Cesar Cielo  (BRA)

Honor Swimmer (2023)

The information on this page was written the year of their induction.

FOR THE RECORD: 2008 OLYMPIC GAMES: gold (50m freestyle), bronze (100m freestyle); 2012 OLYMPIC GAMES: bronze (50m freestyle); TWO WORLD RECORDS: (50m freestyle) still standing, broken on December 18, 2009, (100m freestyle) lasting an astounding almost 13 years, from July 30, 2009 until August 13, 2022; 2017 FINA WORLD CHAMPIONSHIPS (LC): silver (4 x 100 freestyle relay); 2013 FINA WORLD CHAMPIONSHIPS (LC): gold (50m freestyle, 50m butterfly); 2011 FINA WORLD CHAMPIONSHIPS (LC): gold (50m freestyle, 50m butterfly); 2009 FINA WORLD CHAMPIONSHIPS (LC): gold (50m freestyle, 100m freestyle); 2018 FINA WORLD CHAMPIONSHIPS (SC): bronze (400m freestyle relay, 200m medley relay); 2014 FINA WORLD CHAMPIONSHIPS (SC): gold (100m freestyle, 200m medley relay, 400m medley relay) bronze (50m freestyle, 200m freestyle mixed relay); 2010 FINA WORLD CHAMPIONSHIPS (SC): gold (50m freestyle, 100m freestyle), bronze (400m freestyle relay, 400m medley relay); 2004 FINA WORLD CHAMPIONSHIPS (SC): silver (400m freestyle relay); first man to swim under 47 seconds in the 100m freestyle, and under 41 seconds in the 100yd freestyle. 

The third Brazilian to be inducted into the International Swimming Hall of Fame, Cesar Cielo was an elite performer in his homeland early in his teen years. Initially splitting time between backstroke and freestyle, he eventually shifted his attention to the sprint-freestyle events, a decision that would pay major dividends. 

Ranked as the top teenager in Brazil, Cielo’s career took off when he made the decision to attend college in the United States at Auburn University. Joining forces with coaches David Marsh and Brett Hawke, Cielo not only further fueled the NCAA championship tradition of the Tigers but emerged as a world-class threat who would alter the landscape of future Olympic Games and World Championships. 

A finalist in the 50 and 100-yard freestyles as a freshman at the NCAA Championships, Cielo made a huge jump in his sophomore season. During that campaign, he claimed NCAA titles in the sprint events, and was the lynchpin on several victorious relays. His efforts led to Cielo being named NCAA Swimmer of the Year, an accolade he earned again the following year, when he blasted times of 18.47 and 40.92 to secure NCAA crowns in the 50 free and 100 free. 

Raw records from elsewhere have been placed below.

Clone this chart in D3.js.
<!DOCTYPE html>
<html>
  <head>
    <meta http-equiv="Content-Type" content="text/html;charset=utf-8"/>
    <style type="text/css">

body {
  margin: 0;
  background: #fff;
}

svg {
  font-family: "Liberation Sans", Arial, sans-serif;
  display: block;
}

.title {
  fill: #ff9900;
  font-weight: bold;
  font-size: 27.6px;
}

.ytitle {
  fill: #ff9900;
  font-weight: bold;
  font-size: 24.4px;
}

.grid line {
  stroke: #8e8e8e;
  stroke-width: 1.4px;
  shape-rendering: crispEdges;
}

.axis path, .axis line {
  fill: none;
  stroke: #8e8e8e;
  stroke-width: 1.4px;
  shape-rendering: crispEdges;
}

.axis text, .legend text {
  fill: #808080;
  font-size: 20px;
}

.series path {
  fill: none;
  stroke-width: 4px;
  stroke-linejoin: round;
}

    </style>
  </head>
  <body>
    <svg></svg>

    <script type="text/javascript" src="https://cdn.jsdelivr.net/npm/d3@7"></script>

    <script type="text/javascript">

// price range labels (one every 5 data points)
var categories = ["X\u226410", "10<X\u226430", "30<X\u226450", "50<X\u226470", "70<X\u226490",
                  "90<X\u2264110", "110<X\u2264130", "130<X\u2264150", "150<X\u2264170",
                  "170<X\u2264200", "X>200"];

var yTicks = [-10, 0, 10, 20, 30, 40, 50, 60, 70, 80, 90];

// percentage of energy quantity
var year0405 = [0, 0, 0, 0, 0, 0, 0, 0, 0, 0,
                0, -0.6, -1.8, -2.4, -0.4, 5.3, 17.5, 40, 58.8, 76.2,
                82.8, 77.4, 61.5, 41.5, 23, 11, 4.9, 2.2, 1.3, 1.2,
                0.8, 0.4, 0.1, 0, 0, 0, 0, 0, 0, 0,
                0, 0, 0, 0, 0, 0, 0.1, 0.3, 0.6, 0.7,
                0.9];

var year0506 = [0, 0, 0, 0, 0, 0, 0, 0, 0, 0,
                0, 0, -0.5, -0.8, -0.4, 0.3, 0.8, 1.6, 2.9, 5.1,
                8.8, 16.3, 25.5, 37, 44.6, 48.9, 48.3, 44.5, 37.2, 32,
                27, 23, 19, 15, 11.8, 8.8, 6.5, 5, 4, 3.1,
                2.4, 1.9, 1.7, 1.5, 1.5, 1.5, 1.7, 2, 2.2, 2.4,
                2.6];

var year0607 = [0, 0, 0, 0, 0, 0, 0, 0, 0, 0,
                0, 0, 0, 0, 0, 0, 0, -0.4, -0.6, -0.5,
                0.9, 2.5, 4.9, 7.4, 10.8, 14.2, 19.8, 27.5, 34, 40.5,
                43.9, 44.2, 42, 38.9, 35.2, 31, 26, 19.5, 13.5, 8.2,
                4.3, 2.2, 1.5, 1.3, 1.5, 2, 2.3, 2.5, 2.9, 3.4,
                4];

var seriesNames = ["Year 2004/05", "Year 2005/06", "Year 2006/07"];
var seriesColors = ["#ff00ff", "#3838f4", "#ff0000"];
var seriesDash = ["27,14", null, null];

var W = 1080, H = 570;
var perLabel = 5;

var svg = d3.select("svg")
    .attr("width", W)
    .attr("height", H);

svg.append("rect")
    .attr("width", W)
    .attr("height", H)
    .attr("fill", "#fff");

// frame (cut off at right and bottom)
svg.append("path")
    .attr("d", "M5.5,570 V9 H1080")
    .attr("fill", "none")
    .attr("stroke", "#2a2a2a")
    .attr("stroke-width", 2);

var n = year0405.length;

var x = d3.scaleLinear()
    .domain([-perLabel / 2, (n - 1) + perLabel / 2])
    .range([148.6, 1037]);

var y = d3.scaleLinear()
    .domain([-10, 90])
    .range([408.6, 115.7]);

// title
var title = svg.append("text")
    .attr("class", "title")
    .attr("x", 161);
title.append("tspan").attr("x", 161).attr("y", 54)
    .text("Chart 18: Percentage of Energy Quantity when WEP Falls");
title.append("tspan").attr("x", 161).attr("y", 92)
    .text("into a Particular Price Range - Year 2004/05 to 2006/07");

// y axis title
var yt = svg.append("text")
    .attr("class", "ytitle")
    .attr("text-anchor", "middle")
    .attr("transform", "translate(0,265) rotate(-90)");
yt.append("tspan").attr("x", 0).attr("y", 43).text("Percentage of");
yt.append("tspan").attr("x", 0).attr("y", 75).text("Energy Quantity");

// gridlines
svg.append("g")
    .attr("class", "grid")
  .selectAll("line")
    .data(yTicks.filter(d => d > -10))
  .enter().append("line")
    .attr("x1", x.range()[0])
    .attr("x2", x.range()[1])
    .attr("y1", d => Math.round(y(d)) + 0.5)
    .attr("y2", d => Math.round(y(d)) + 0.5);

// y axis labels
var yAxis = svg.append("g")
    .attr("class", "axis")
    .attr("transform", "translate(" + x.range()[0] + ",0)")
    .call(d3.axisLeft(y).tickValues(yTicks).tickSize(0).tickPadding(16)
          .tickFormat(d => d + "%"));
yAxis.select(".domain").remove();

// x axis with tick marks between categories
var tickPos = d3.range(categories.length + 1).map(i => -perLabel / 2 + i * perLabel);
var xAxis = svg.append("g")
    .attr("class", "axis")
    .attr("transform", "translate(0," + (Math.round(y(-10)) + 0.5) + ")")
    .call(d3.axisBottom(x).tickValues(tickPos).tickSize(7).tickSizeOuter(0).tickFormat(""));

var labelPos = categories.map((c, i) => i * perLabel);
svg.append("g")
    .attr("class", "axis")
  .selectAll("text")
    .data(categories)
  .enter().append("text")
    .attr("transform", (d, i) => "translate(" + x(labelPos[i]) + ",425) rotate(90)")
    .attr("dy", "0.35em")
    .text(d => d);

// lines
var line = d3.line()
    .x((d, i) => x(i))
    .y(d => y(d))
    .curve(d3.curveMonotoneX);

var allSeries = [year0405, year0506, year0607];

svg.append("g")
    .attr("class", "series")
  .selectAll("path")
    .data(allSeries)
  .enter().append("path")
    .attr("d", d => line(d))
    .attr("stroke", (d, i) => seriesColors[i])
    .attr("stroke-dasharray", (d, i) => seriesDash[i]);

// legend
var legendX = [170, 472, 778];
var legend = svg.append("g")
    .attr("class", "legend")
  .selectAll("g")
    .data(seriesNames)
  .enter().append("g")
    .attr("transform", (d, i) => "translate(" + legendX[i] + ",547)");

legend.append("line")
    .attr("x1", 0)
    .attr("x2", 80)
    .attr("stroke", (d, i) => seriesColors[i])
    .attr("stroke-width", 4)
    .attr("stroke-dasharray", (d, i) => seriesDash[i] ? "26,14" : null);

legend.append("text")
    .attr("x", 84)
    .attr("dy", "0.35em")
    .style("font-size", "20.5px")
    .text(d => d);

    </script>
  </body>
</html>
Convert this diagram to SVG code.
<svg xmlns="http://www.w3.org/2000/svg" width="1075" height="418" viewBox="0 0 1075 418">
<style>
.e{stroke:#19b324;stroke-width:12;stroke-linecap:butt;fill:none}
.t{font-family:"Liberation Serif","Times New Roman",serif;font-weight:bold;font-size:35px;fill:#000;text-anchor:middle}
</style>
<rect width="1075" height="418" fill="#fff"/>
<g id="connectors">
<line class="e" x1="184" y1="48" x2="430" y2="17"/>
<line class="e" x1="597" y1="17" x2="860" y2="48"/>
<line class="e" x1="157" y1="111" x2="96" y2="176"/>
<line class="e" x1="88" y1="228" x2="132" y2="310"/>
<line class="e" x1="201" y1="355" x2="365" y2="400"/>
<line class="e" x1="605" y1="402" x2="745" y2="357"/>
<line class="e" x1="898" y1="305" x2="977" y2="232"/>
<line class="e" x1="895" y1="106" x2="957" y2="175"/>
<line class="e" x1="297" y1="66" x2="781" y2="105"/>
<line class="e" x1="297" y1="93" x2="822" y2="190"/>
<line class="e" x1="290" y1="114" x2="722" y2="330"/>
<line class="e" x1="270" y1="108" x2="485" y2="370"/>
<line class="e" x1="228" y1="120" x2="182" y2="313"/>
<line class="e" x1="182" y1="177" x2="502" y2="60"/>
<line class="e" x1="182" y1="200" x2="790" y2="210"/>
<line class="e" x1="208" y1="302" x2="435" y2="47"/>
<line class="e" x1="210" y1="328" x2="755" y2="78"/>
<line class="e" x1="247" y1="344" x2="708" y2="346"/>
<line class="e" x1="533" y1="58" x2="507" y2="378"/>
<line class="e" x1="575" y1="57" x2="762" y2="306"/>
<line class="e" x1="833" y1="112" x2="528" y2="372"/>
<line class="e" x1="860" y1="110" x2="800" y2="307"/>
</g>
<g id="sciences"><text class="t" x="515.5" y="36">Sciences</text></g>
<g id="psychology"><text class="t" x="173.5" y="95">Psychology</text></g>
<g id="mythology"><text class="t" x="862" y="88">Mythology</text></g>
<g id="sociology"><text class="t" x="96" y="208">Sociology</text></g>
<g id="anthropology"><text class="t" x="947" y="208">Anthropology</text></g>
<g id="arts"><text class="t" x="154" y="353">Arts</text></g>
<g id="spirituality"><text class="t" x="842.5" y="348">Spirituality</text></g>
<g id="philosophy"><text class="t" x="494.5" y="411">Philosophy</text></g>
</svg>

Cielo’s time at Auburn also allowed him to develop into a global star in the long-course pool. At the 2007 World Championships in Melbourne, Cielo qualified for the finals of the 50 free and 100 free, where he placed sixth and fourth, respectively. Most importantly, Cielo recognized he belonged on the biggest of stages, and used this knowledge to fuel him on the road to the 2008 Olympics. 

At the Beijing Games, Cielo fended off a stacked field in the 50-meter freestyle to become Olympic champion. After topping the semifinals, Cielo produced his finest performance in the final, clocking 21.30 to finish comfortably ahead of Frenchmen Amaury Leveaux and Alain Bernard. His meet also featured a bronze medal in the 100 freestyle, and his gold in the shorter event is the only title won by a Brazilian in the Olympic pool. 

The next year, at the 2009 World Championships in Rome, Cielo doubled in the 50 freestyle and 100 freestyle, the 100 free producing a world record. Later in the year, Cielo broke the world record in the 50 freestyle, with his 20.91 outing still standing as the global standard. 

Cielo’s sprint success continued at the next two editions of the World Championships. In 2011 and 2013, he was golden in the 50 freestyle and 50 butterfly, his efforts in the fly demonstrating his ability to take his speed to another stroke. In between, he added a bronze medal in the 50 freestyle at the 2012 Olympic Games in London. Cielo was also a world champion in the short-course pool. 

A three-time Olympic medalist and seven-time medalist at the long-course version of the World Championships, Cesar Cielo will long be remembered as one of the finest sprinters the sport has seen.